** SUPPLIED MATERIAL **
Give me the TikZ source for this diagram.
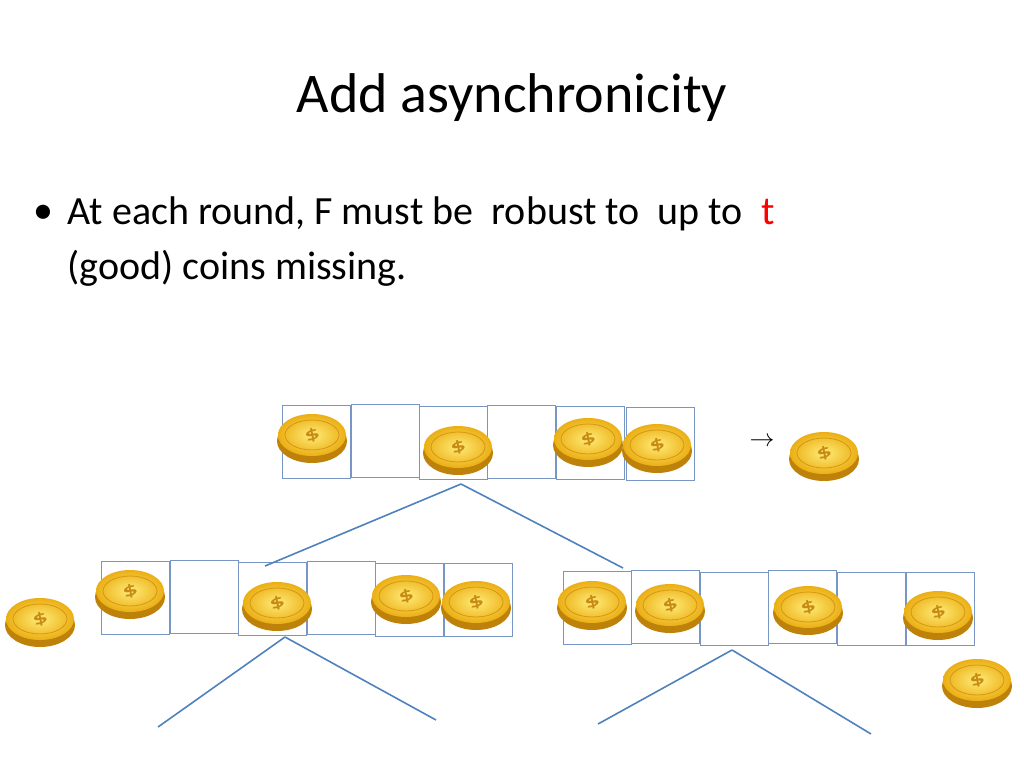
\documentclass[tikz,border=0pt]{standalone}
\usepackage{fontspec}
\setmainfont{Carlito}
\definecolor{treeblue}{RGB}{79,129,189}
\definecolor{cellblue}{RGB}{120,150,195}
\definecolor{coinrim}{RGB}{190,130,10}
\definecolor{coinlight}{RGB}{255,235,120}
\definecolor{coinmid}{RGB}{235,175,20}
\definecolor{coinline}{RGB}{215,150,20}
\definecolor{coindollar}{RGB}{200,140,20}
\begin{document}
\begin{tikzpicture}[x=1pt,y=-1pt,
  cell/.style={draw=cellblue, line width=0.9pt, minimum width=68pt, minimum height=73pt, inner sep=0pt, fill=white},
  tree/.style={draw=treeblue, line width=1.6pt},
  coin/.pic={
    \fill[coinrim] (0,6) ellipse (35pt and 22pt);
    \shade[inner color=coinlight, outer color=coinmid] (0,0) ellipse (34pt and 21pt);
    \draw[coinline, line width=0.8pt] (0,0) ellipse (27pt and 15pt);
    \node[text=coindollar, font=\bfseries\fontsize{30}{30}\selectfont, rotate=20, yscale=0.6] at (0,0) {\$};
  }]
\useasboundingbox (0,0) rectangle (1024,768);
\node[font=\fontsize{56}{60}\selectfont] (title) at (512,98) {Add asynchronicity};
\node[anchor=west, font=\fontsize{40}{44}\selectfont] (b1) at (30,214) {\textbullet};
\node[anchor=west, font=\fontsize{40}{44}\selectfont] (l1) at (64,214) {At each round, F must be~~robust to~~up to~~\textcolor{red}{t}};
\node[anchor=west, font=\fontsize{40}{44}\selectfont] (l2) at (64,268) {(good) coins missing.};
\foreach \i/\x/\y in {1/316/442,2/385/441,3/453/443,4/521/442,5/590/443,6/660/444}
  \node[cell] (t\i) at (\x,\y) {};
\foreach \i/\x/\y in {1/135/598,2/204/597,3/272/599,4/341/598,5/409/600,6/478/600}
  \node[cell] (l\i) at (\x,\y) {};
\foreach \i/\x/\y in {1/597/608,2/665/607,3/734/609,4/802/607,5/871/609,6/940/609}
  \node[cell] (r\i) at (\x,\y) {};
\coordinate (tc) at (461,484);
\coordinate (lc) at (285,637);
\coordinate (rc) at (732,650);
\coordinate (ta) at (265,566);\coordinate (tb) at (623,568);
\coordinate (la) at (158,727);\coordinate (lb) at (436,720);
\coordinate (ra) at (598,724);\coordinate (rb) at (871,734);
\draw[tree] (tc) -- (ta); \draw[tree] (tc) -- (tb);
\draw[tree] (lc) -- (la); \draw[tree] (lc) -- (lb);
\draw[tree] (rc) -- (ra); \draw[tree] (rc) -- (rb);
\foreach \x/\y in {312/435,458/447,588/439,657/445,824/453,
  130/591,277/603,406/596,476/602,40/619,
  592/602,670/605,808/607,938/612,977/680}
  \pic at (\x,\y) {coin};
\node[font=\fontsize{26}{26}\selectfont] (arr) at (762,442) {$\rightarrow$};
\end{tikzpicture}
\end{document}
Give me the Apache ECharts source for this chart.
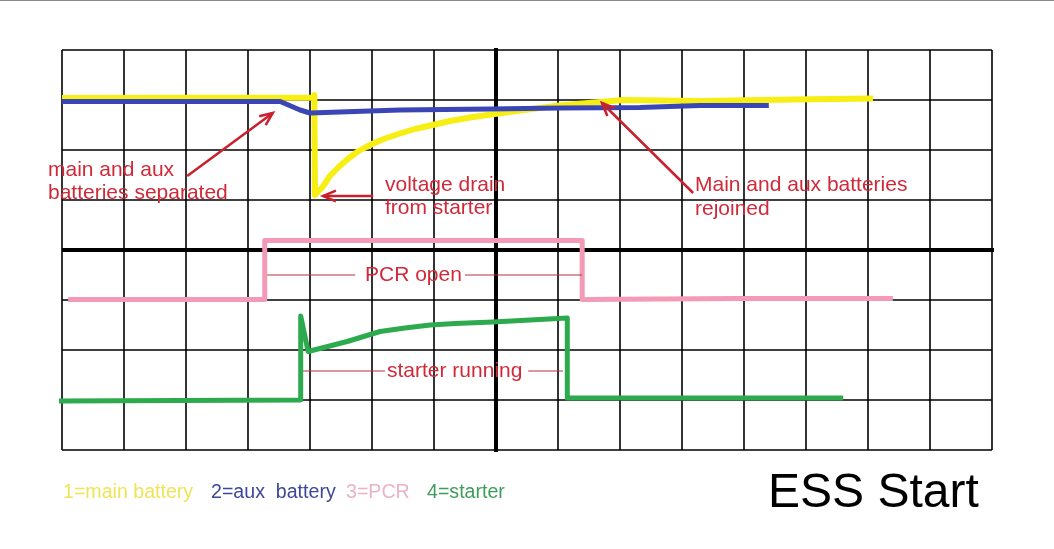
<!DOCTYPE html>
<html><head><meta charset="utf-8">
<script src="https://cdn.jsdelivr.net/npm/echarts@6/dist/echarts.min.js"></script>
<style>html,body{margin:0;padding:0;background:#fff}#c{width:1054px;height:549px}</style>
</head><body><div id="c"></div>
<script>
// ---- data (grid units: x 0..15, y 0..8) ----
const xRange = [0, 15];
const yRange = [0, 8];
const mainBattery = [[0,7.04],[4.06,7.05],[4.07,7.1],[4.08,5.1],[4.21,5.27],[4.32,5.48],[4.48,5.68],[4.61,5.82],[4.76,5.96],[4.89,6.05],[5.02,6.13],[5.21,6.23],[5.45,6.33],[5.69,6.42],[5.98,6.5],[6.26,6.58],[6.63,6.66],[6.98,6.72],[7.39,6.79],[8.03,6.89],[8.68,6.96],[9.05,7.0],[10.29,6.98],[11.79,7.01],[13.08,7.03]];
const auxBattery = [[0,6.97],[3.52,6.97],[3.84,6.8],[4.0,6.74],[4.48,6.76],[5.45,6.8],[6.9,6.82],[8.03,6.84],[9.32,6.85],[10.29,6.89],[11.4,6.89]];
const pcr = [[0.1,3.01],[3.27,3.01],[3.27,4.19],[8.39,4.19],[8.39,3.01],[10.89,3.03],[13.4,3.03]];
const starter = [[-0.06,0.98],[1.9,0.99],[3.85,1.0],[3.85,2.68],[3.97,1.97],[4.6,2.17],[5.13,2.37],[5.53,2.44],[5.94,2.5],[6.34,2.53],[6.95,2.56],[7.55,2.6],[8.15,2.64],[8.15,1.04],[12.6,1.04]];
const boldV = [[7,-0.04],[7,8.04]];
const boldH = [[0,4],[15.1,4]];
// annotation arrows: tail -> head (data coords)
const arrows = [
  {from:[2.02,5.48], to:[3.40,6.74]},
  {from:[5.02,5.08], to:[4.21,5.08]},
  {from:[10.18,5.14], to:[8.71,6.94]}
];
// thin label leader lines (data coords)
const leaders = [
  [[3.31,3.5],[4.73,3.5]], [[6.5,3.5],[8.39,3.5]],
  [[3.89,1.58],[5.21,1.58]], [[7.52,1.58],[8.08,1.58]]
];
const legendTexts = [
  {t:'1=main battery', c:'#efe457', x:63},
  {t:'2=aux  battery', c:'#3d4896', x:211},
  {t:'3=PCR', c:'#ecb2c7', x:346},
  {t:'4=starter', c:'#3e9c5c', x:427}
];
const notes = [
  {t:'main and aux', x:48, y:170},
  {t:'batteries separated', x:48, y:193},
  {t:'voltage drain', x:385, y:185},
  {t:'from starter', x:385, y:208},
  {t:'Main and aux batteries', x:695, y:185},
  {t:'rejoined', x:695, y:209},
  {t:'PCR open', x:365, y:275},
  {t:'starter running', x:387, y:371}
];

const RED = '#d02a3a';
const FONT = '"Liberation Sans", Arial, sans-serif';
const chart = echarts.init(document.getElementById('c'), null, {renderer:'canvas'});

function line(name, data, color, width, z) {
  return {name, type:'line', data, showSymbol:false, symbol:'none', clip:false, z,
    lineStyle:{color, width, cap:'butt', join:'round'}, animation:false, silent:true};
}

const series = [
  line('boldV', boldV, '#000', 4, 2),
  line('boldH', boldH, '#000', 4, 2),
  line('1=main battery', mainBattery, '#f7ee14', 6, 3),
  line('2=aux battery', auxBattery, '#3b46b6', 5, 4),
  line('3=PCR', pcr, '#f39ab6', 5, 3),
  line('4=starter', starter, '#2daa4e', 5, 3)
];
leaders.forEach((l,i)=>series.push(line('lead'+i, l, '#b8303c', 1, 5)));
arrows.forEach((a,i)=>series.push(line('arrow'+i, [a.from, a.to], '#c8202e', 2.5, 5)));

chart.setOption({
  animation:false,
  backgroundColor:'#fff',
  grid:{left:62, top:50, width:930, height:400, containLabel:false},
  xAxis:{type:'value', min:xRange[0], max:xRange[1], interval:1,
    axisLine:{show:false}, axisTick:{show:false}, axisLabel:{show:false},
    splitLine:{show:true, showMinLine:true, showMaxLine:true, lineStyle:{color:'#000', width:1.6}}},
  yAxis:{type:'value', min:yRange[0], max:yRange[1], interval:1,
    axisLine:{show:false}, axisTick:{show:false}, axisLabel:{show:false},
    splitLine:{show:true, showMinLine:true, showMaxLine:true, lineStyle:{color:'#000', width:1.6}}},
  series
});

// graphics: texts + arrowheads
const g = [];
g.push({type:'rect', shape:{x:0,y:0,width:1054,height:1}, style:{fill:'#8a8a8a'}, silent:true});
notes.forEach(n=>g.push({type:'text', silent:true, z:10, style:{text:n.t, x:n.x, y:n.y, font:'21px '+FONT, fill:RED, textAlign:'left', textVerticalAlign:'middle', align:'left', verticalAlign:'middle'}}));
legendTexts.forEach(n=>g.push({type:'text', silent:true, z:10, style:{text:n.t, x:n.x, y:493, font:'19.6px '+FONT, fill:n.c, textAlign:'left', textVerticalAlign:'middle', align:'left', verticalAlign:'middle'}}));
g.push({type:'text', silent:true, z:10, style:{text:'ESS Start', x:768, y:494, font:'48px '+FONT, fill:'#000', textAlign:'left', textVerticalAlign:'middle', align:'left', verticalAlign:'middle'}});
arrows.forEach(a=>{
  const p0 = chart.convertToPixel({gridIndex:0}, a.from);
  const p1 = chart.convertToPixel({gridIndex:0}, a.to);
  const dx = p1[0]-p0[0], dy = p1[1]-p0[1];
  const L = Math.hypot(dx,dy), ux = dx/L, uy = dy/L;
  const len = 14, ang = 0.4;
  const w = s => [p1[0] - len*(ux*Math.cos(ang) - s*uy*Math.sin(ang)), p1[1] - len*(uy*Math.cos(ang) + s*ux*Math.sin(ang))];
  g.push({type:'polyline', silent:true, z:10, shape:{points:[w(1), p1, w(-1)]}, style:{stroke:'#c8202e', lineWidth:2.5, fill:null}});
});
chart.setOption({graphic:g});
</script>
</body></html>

** WORK TO BE COMPLETED **
Where a line in the material above holds "source", copy that line.

** PROBLEM SOLUTION **
Give me the TikZ source for this diagram.
Give me the Apache ECharts source for this chart.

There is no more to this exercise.